Let’s just see—must there be a connection between service and citizenship in the first place? Dr. Kennedy, who is a professor of history at Stanford University, believes that service in the military should be coerced, that conscription is best, and that a volunteer military is a mercenary organization.

Those are false alternatives, to begin with—volunteers can be far more dedicated and dutiful than conscripts, regardless of whether they also get paid. Indeed, citizenship is antithetical to a certain kind of service, or servitude. It was prior to the emergence of citizenship—when those living in a country were deemed instead to be its subjects and serfs—that service was big on the agenda for everyone. They were all supposed to serve the king and the upper classes. With the emergence of citizenship came the idea that people lived for their own goals, not those of the king and his buddies. 

So, yes, in a sense American society has abandoned the insidious notion that people are to serve the state or monarch or some other self-selected bunch as soldiers (or anything else, for that matter). Sovereignty for everyone means just that: none of us is a conscript to other people and their purposes. But perhaps there is another, more benign sense of service, the disappearance of which is being lamented. I'm not sure, but let’s be charitable—the service Mr. Kennedy may have in mind is helping our fellow human beings when they are in need, being generous, even charitable, to those who are in dire straits. Maybe it’s this that he sees disappearing from American society.

Here is an idea: Maybe the welfare state itself is to blame. After all, when we are taught by our public philosophers that people have a right to public assistance—health care, minimum wages, unemployment compensation, education and so forth—the idea might come across that, as with all rights, all that’s required from everyone is to stand aside. Your right to your life is, after all, something everyone respects by standing aside, by not murdering you. Same with your right to freedom of speech or religion—these require that others to abstain from intrusive conduct.

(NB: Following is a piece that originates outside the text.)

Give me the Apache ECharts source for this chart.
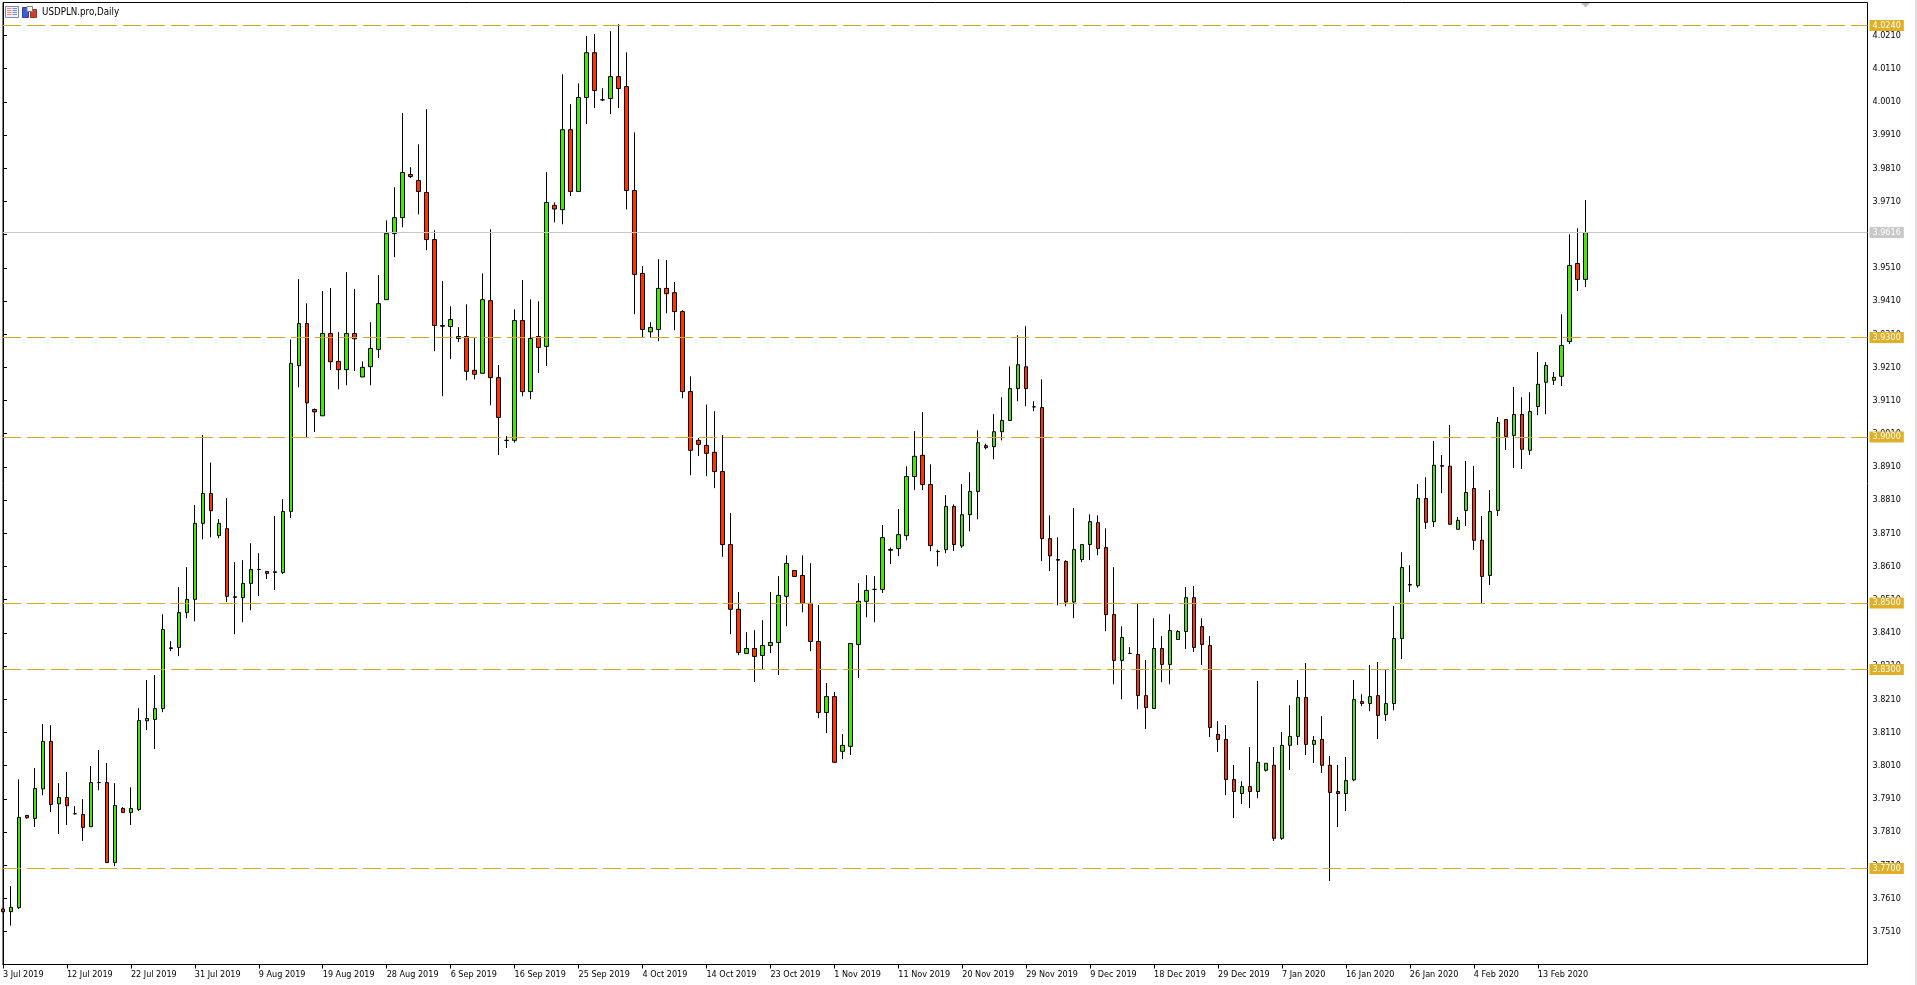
<!DOCTYPE html>
<html><head><meta charset="utf-8"><title>USDPLN.pro,Daily</title>
<style>html,body{margin:0;padding:0;background:#fff;overflow:hidden}#c{width:1917px;height:985px}</style>
<script src="https://cdn.jsdelivr.net/npm/echarts@6/dist/echarts.min.js"></script>
</head><body><div id="c"></div>
<script>
const symbolName = 'USDPLN.pro,Daily';
const dateLabels = ['3 Jul 2019','12 Jul 2019','22 Jul 2019','31 Jul 2019','9 Aug 2019','19 Aug 2019','28 Aug 2019','6 Sep 2019','16 Sep 2019','25 Sep 2019','4 Oct 2019','14 Oct 2019','23 Oct 2019','1 Nov 2019','11 Nov 2019','20 Nov 2019','29 Nov 2019','9 Dec 2019','18 Dec 2019','29 Dec 2019','7 Jan 2020','16 Jan 2020','26 Jan 2020','4 Feb 2020','13 Feb 2020'];
const dateTickIndexes = [0,8,16,24,32,40,48,56,64,72,80,88,96,104,112,120,128,136,144,152,160,168,176,184,192];
const priceTicks = [3.751,3.761,3.771,3.781,3.791,3.801,3.811,3.821,3.831,3.841,3.851,3.861,3.871,3.881,3.891,3.901,3.911,3.921,3.931,3.941,3.951,3.961,3.971,3.981,3.991,4.001,4.011,4.021];
const levelLines = [4.024,3.93,3.9,3.85,3.83,3.77];
const lastPrice = 3.9616;

const opens = [3.7578,3.7570,3.7582,3.7860,3.7851,3.7940,3.8083,3.7895,3.7914,3.7865,3.7863,3.7826,3.7959,3.7959,3.7718,3.7881,3.7869,3.7878,3.8145,3.8149,
3.8182,3.8365,3.8366,3.8471,3.8511,3.8740,3.8830,3.8703,3.8724,3.8519,3.8516,3.8559,3.8601,3.8595,3.8594,3.8592,3.8776,3.9215,3.9342,3.9083,
3.9064,3.9312,3.9228,3.9203,3.9312,3.9181,3.9212,3.9264,3.9414,3.9613,3.9661,3.9791,3.9773,3.9737,3.9595,3.9336,3.9333,3.9297,3.9303,3.9201,
3.9192,3.9411,3.9179,3.8990,3.8990,3.9351,3.9137,3.9303,3.9273,3.9698,3.9685,3.9926,3.9740,4.0023,4.0158,4.0016,4.0020,4.0086,4.0056,3.9743,
3.9493,3.9317,3.9324,3.9448,3.9435,3.9378,3.9137,3.8990,3.8975,3.8954,3.8896,3.8676,3.8481,3.8348,3.8363,3.8342,3.8372,3.8381,3.8520,3.8598,
3.8583,3.8499,3.8384,3.8170,3.8218,3.8053,3.8068,3.8375,3.8505,3.8541,3.8541,3.8661,3.8664,3.8703,3.8881,3.8945,3.8857,3.8655,3.8661,3.8791,
3.8672,3.8766,3.8836,3.8974,3.8971,3.9016,3.9050,3.9146,3.9212,3.9091,3.9089,3.8694,3.8631,3.8625,3.8503,3.8631,3.8676,3.8742,3.8667,3.8465,
3.8327,3.8348,3.8345,3.8221,3.8182,3.8363,3.8315,3.8390,3.8414,3.8516,3.8429,3.8372,3.8104,3.8089,3.7968,3.7926,3.7947,3.7932,3.7996,3.8011,
3.7791,3.8071,3.8098,3.8215,3.8074,3.8089,3.8011,3.7932,3.7926,3.7967,3.8203,3.8197,3.8221,3.8164,3.8197,3.8393,3.8556,3.8552,3.8815,3.8745,
3.8914,3.8912,3.8722,3.8779,3.8845,3.8689,3.8583,3.8779,3.9053,3.9005,3.9068,3.8960,3.9092,3.9165,3.9171,3.9183,3.9288,3.9523,3.9475];
const closes = [3.7570,3.7583,3.7854,3.7853,3.7941,3.8083,3.7893,3.7914,3.7889,3.7865,3.7824,3.7959,3.7959,3.7718,3.7890,3.7869,3.7881,3.8146,3.8152,3.8182,
3.8420,3.8363,3.8471,3.8511,3.8740,3.8830,3.8778,3.8740,3.8520,3.8517,3.8559,3.8601,3.8601,3.8589,3.8592,3.8776,3.9222,3.9342,3.9103,3.9076,
3.9312,3.9227,3.9203,3.9312,3.9296,3.9210,3.9267,3.9402,3.9613,3.9661,3.9797,3.9785,3.9740,3.9595,3.9336,3.9334,3.9354,3.9303,3.9198,3.9189,
3.9414,3.9179,3.9059,3.8990,3.9351,3.9137,3.9297,3.9270,3.9707,3.9687,3.9926,3.9740,4.0023,4.0158,4.0044,4.0016,4.0086,4.0050,3.9743,3.9490,
3.9324,3.9330,3.9448,3.9432,3.9378,3.9137,3.8960,3.8978,3.8951,3.8896,3.8676,3.8481,3.8351,3.8363,3.8339,3.8372,3.8381,3.8523,3.8619,3.8580,
3.8499,3.8384,3.8170,3.8218,3.8020,3.8071,3.8378,3.8505,3.8538,3.8541,3.8697,3.8659,3.8706,3.8881,3.8942,3.8857,3.8673,3.8655,3.8791,3.8676,
3.8766,3.8836,3.8983,3.8968,3.9016,3.9050,3.9146,3.9218,3.9146,3.9091,3.8694,3.8642,3.8629,3.8503,3.8661,3.8676,3.8745,3.8664,3.8465,3.8327,
3.8396,3.8348,3.8221,3.8185,3.8363,3.8315,3.8417,3.8414,3.8516,3.8366,3.8375,3.8125,3.8089,3.7968,3.7932,3.7947,3.7932,3.8020,3.8017,3.7791,
3.8071,3.8098,3.8215,3.8074,3.8086,3.8011,3.7929,3.7926,3.7965,3.8209,3.8197,3.8218,3.8161,3.8197,3.8393,3.8607,3.8554,3.8815,3.8743,3.8915,
3.8912,3.8737,3.8749,3.8833,3.8689,3.8580,3.8776,3.9044,3.9002,3.9068,3.8963,3.9077,3.9159,3.9216,3.9180,3.9276,3.9517,3.9475,3.9616];
const lows = [3.7568,3.7528,3.7578,3.7850,3.7825,3.7921,3.7870,3.7804,3.7831,3.7863,3.7783,3.7826,3.7936,3.7718,3.7707,3.7868,3.7831,3.7873,3.8117,3.8060,
3.8171,3.8355,3.8340,3.8454,3.8445,3.8692,3.8698,3.8695,3.8503,3.8406,3.8442,3.8478,3.8521,3.8572,3.8539,3.8587,3.8756,3.9150,3.9000,3.9015,
3.9064,3.9202,3.9144,3.9156,3.9199,3.9181,3.9156,3.9238,3.9414,3.9542,3.9632,3.9780,3.9671,3.9563,3.9259,3.9123,3.9235,3.9286,3.9171,3.9174,
3.9192,3.9096,3.8946,3.8967,3.8983,3.9123,3.9114,3.9193,3.9214,3.9647,3.9641,3.9726,3.9740,3.9943,3.9991,4.0012,3.9973,3.9991,3.9686,3.9370,
3.9300,3.9300,3.9289,3.9373,3.9322,3.9117,3.8885,3.8943,3.8882,3.8846,3.8639,3.8406,3.8343,3.8348,3.8262,3.8300,3.8349,3.8283,3.8430,3.8580,
3.8472,3.8355,3.8153,3.8108,3.8020,3.8030,3.8042,3.8274,3.8457,3.8442,3.8530,3.8617,3.8641,3.8689,3.8841,3.8840,3.8656,3.8611,3.8650,3.8657,
3.8666,3.8716,3.8752,3.8963,3.8933,3.8990,3.9050,3.9108,3.9093,3.9078,3.8626,3.8596,3.8493,3.8490,3.8454,3.8623,3.8629,3.8644,3.8415,3.8255,
3.8210,3.8348,3.8180,3.8120,3.8182,3.8261,3.8255,3.8390,3.8361,3.8352,3.8313,3.8096,3.8051,3.7921,3.7852,3.7894,3.7882,3.7912,3.7992,3.7783,
3.7786,3.7997,3.8072,3.8042,3.8018,3.7988,3.7662,3.7825,3.7873,3.7963,3.8189,3.8174,3.8090,3.8144,3.8177,3.8331,3.8533,3.8546,3.8723,3.8729,
3.8831,3.8737,3.8722,3.8732,3.8660,3.8497,3.8554,3.8762,3.8961,3.8907,3.8904,3.8946,3.9066,3.9069,3.9157,3.9154,3.9280,3.9440,3.9452];
const highs = [3.7580,3.7647,3.7969,3.7861,3.8003,3.8135,3.8132,3.7957,3.7991,3.7888,3.7909,3.8009,3.8057,3.8018,3.7957,3.7885,3.7945,3.8183,3.8268,3.8283,
3.8466,3.8385,3.8548,3.8608,3.8795,3.9006,3.8923,3.8753,3.8816,3.8623,3.8629,3.8680,3.8650,3.8596,3.8762,3.8813,3.9294,3.9476,3.9403,3.9086,
3.9440,3.9449,3.9316,3.9497,3.9446,3.9228,3.9346,3.9488,3.9653,3.9753,3.9976,3.9813,3.9882,3.9988,3.9623,3.9470,3.9394,3.9331,3.9400,3.9298,
3.9493,3.9626,3.9217,3.9003,3.9385,3.9473,3.9415,3.9409,3.9798,3.9707,4.0093,4.0003,4.0066,4.0208,4.0214,4.0051,4.0223,4.0244,4.0159,3.9918,
3.9515,3.9346,3.9536,3.9533,3.9467,3.9382,3.9183,3.8997,3.9098,3.9078,3.9006,3.8771,3.8533,3.8412,3.8418,3.8448,3.8533,3.8581,3.8644,3.8598,
3.8644,3.8620,3.8494,3.8259,3.8232,3.8105,3.8378,3.8560,3.8584,3.8581,3.8735,3.8667,3.8783,3.8912,3.9018,3.9075,3.8918,3.8661,3.8825,3.8797,
3.8858,3.8894,3.9020,3.8980,3.9069,3.9120,3.9213,3.9307,3.9334,3.9108,3.9174,3.8764,3.8698,3.8629,3.8786,3.8676,3.8767,3.8764,3.8725,3.8608,
3.8430,3.8367,3.8499,3.8328,3.8454,3.8400,3.8466,3.8418,3.8548,3.8551,3.8454,3.8400,3.8144,3.8132,3.8012,3.7963,3.8066,3.8265,3.8017,3.8066,
3.8111,3.8192,3.8268,3.8319,3.8099,3.8159,3.8039,3.8012,3.8036,3.8268,3.8225,3.8313,3.8322,3.8298,3.8491,3.8653,3.8614,3.8858,3.8879,3.8988,
3.8946,3.9036,3.8759,3.8928,3.8913,3.8762,3.8840,3.9060,3.9053,3.9151,3.9120,3.9135,3.9256,3.9226,3.9196,3.9370,3.9611,3.9629,3.9714];

const font = '"DejaVu Sans Condensed","DejaVu Sans",sans-serif';
const gold = '#DAA520', grey = '#C8C8C8';
const tag = (color, textColor) => ({
  show:true, position:'end', distance:2, color:textColor, backgroundColor:color,
  fontFamily:font, fontSize:9, lineHeight:11, height:11, padding:[0,3,0,3],
  formatter:p=>p.value.toFixed(4)
});
const rect=(x,y,w,h,fill,stroke)=>({type:'rect',silent:true,shape:{x,y,width:w,height:h},style:{fill,stroke:stroke||null,lineWidth:stroke?1:0}});
const chart = echarts.init(document.getElementById('c'),null,{renderer:'canvas'});
chart.setOption({
  animation:false, backgroundColor:'#fff',
  title:{text:symbolName,left:42,top:6,padding:0,textStyle:{fontFamily:font,fontSize:9.7,fontWeight:'normal',color:'#000',lineHeight:13}},
  grid:{show:true,left:1.5,top:2.5,width:1866,height:962,borderColor:'#000',borderWidth:1,backgroundColor:'#fff',containLabel:false},
  xAxis:{type:'value',min:0,max:233.25,position:'bottom',splitLine:{show:false},
    axisLine:{show:true,lineStyle:{color:'#000',width:1}},
    axisTick:{show:true,length:4,lineStyle:{color:'#000',width:1},customValues:dateTickIndexes},
    axisLabel:{show:true,customValues:dateTickIndexes,align:'left',margin:6,color:'#000',fontFamily:font,fontSize:9,
      formatter:v=>dateLabels[dateTickIndexes.indexOf(v)]||''}},
  yAxis:{type:'value',position:'right',min:3.74108,max:4.03093,scale:true,splitLine:{show:false},
    axisLine:{show:true,lineStyle:{color:'#000',width:1}},
    axisTick:{show:true,length:4,lineStyle:{color:'#000',width:1},customValues:priceTicks},
    axisLabel:{show:true,customValues:priceTicks,margin:5,padding:[2,0,0,0],color:'#000',fontFamily:font,fontSize:9,formatter:v=>v.toFixed(4)}},
  series:[{
    type:'candlestick',barWidth:4,clip:true,
    encode:{x:0,y:[1,2,3,4]},
    data:opens.map((o,i)=>[i,o,closes[i],lows[i],highs[i]]),
    itemStyle:{color:'#44E800',color0:'#FF3300',borderColor:'#000',borderColor0:'#000',borderColorDoji:'#000',borderWidth:1},
    markLine:{silent:true,symbol:'none',precision:4,animation:false,
      data:[
        ...levelLines.map(v=>({yAxis:v,lineStyle:{color:gold,width:1,type:[18,6]},label:tag('#E0AF26','#fff')})),
        {yAxis:lastPrice,lineStyle:{color:grey,width:1,type:'solid'},label:tag(grey,'#fff')}
      ]}
  }],
  graphic:[
    rect(1915,0,2,985,'#E4E0DC'),
    {type:'polygon',silent:true,shape:{points:[[1581,3],[1590,3],[1585.5,7.5]]},style:{fill:'#C0C0C0'}},
    rect(5.5,6.5,13,11,'#F4F4FA','#7C88B8'),
    rect(7,8,4.5,1,'#F28A7A'),rect(7,10,4.5,1,'#F28A7A'),rect(7,12,4.5,1,'#F28A7A'),rect(7,14,4.5,1,'#F28A7A'),
    rect(12.5,8,4.5,1,'#6E8AD8'),rect(12.5,10,4.5,1,'#6E8AD8'),rect(12.5,12,4.5,1,'#6E8AD8'),rect(12.5,14,4.5,1,'#6E8AD8'),
    rect(22.5,7.5,6,10,'#3B5BD9','#2A3FA8'),rect(30.5,9.5,6,8,'#D0402E','#A03020'),
    rect(27,6.5,5.5,5,'#FFFFFF','#808080')
  ]
});
</script></body></html>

On the other hand, generosity or charity, and being of service to those who are in need, require of us that we do something for people of our own free will, because we believe it is the right thing to do, and not because they are entitled. I help others not because I am their servant but because I believe I should help them. If I have already been coerced to support all those government entitlement programs, my helpfulness becomes moot. 

So, it seems, the change that is undermining service is actually the introduction of that forced service that everyone must be partake in: the welfare state. It is this insidious, coercive program of assistance for all, deserving or not, that has produced the demoralization that manifests itself when people don't go that extra yard to help their needful fellows. And who is to blame for this? The very people, like Mr. Kennedy, who are eager to put us all into the service of others, into what is best called plain old involuntary servitude.

What Mr. Kennedy & Co. do not seem to appreciate is that coercion kills generosity and charity and, yes, service. It substitutes forced taking and labor for free giving. It turns citizens into subjects, people whose own will doesn’t count and who must, instead, bow to the dictates of the government and fork over their resources—not because they are convinced there is a worthy goal to be served, but because a gun is pointed at them and they have no choice but to pony up the resources to fend off that gun. 

Is it any wonder that under such a system voluntary help—even voluntary military service—is a bit hard to come by?